Is there a way to always rerun an `adhoc_tool` tar...
# general
n
Is there a way to always rerun an
adhoc_tool
target (aka. not cache it)? I have an
adhoc_tool
that runs a Python script that transforms some remote data into a list that I then want to pass to some
experimental_test_shell_command
, but the caching of the json makes the tests quite flaky. I figured I could set
extra_env_vars
to some random value and bust the cache that way, but even that’s tricky to do with no imports allowed in BUILD files. 😅
1
b
I'ms ure it's doable, but taking a steb back you've poked a hole in the model of reproducible builds by reading from a remote and just accepting whats been downloaded. Maybe that's OK, but Pants surely assumes reproducibility by it's very nature. Can you instead pin the version+digest of the data somehow? That way you control when it gets updated downstream and you also invalidate the cache?
n
Yeah, I’m aware. The problem we’re facing is that our CI/CD pipeline during deploy expects service X to be known in another system because it’s used to track deploys through our environments, but the developers always forget to add it making our pipeline cry until it’s fixed - so I figured I could add a test that simply checks that the service is known and that needs to pass in order for the change to be merged. Maybe I can solve it in some reproducible way instead.

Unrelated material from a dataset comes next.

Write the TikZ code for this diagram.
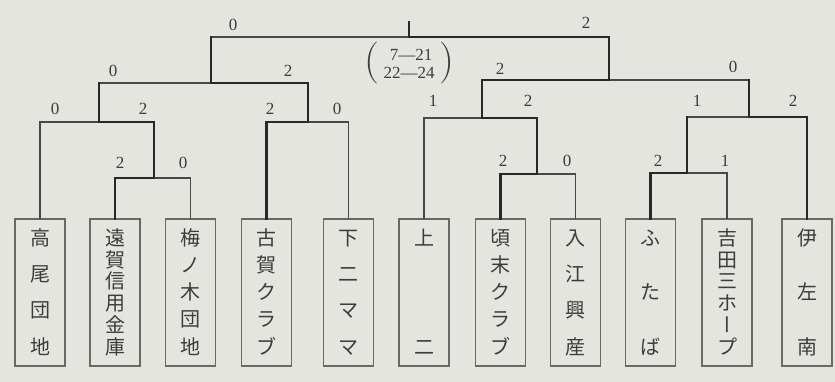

I’ll have another think :)
b
What version of Pants are you on?
n
2.16
b
I think certain
runnable_dependencies
values are able to say "dont cache me" Although grepping the codebase, I don't see any use of
RUN_REQUEST_NOT_HERMETIC
😕
Theoretically, the FieldSet for any of those targets could include a
hermetic_runs: bool
alongside
restartable: bool
But AFAIK nothing out of the box is gonna help ya.
n
I guess I could always port the Python code to bash and run that in
experimental_test_shell_command
, then the test would fail (and not be cached afaik?) until it passes, at which point I don't really care about running it again (even though someone could in theory could remove the Python service again once it's been added). It's not optimal, but feels less dirty than some homebrewed cache busting. Though thinking a bit more about it, I think I might as well make the step of our pipeline that's crashing optional instead. It's not the end of the world if someone configures it in the external system after the fact. Anyway, thanks for the help!